▸ **TASK INSTRUCTIONS**
For this exercise, repeat all of the material verbatim apart from its images.

▸ **AVAILABLE DATA**
====================

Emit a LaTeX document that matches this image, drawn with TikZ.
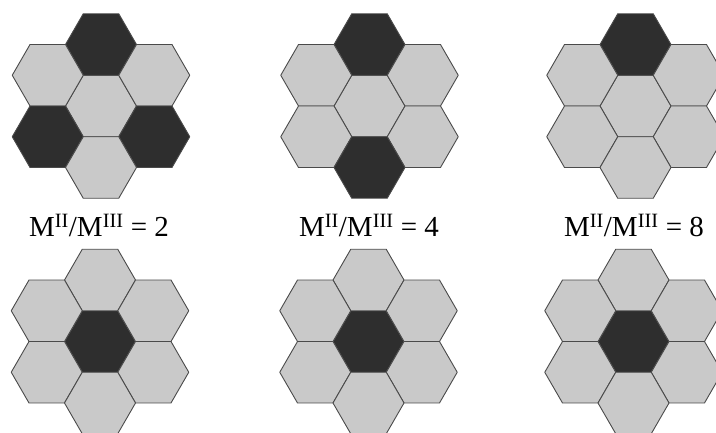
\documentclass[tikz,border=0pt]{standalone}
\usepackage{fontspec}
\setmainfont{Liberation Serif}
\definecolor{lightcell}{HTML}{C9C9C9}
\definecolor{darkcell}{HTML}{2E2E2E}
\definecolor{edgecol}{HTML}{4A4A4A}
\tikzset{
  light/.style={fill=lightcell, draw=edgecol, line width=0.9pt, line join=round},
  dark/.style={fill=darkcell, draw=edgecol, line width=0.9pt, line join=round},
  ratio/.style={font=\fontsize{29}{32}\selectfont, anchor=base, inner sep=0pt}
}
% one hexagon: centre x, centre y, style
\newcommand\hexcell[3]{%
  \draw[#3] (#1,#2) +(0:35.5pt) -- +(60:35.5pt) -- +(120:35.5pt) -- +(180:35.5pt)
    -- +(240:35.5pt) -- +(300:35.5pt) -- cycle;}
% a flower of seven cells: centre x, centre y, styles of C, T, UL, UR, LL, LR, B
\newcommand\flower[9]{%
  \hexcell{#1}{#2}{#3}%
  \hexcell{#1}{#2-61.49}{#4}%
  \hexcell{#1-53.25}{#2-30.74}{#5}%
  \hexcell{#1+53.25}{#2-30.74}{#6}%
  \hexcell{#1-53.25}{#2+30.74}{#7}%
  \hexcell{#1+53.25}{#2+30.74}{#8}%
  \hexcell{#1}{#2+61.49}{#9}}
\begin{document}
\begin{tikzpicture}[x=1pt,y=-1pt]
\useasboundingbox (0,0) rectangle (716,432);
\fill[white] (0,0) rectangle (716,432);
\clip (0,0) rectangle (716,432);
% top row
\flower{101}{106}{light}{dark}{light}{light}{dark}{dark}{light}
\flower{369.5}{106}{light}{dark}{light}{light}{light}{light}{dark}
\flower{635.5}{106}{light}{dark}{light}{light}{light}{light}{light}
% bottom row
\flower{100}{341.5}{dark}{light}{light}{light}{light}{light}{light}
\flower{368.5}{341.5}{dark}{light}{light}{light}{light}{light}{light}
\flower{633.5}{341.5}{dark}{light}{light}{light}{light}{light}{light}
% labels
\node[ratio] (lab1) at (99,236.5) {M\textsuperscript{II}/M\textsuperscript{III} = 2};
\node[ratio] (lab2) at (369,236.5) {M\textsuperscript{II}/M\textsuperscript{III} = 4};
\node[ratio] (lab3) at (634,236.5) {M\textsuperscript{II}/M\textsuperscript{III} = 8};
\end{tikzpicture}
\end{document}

====================

▸ **EXPECTED ANSWER**
Emit a LaTeX document that matches this image, drawn with TikZ.
\documentclass[tikz,border=0pt]{standalone}
\usepackage{fontspec}
\setmainfont{Liberation Serif}
\definecolor{lightcell}{HTML}{C9C9C9}
\definecolor{darkcell}{HTML}{2E2E2E}
\definecolor{edgecol}{HTML}{4A4A4A}
\tikzset{
  light/.style={fill=lightcell, draw=edgecol, line width=0.9pt, line join=round},
  dark/.style={fill=darkcell, draw=edgecol, line width=0.9pt, line join=round},
  ratio/.style={font=\fontsize{29}{32}\selectfont, anchor=base, inner sep=0pt}
}
% one hexagon: centre x, centre y, style
\newcommand\hexcell[3]{%
  \draw[#3] (#1,#2) +(0:35.5pt) -- +(60:35.5pt) -- +(120:35.5pt) -- +(180:35.5pt)
    -- +(240:35.5pt) -- +(300:35.5pt) -- cycle;}
% a flower of seven cells: centre x, centre y, styles of C, T, UL, UR, LL, LR, B
\newcommand\flower[9]{%
  \hexcell{#1}{#2}{#3}%
  \hexcell{#1}{#2-61.49}{#4}%
  \hexcell{#1-53.25}{#2-30.74}{#5}%
  \hexcell{#1+53.25}{#2-30.74}{#6}%
  \hexcell{#1-53.25}{#2+30.74}{#7}%
  \hexcell{#1+53.25}{#2+30.74}{#8}%
  \hexcell{#1}{#2+61.49}{#9}}
\begin{document}
\begin{tikzpicture}[x=1pt,y=-1pt]
\useasboundingbox (0,0) rectangle (716,432);
\fill[white] (0,0) rectangle (716,432);
\clip (0,0) rectangle (716,432);
% top row
\flower{101}{106}{light}{dark}{light}{light}{dark}{dark}{light}
\flower{369.5}{106}{light}{dark}{light}{light}{light}{light}{dark}
\flower{635.5}{106}{light}{dark}{light}{light}{light}{light}{light}
% bottom row
\flower{100}{341.5}{dark}{light}{light}{light}{light}{light}{light}
\flower{368.5}{341.5}{dark}{light}{light}{light}{light}{light}{light}
\flower{633.5}{341.5}{dark}{light}{light}{light}{light}{light}{light}
% labels
\node[ratio] (lab1) at (99,236.5) {M\textsuperscript{II}/M\textsuperscript{III} = 2};
\node[ratio] (lab2) at (369,236.5) {M\textsuperscript{II}/M\textsuperscript{III} = 4};
\node[ratio] (lab3) at (634,236.5) {M\textsuperscript{II}/M\textsuperscript{III} = 8};
\end{tikzpicture}
\end{document}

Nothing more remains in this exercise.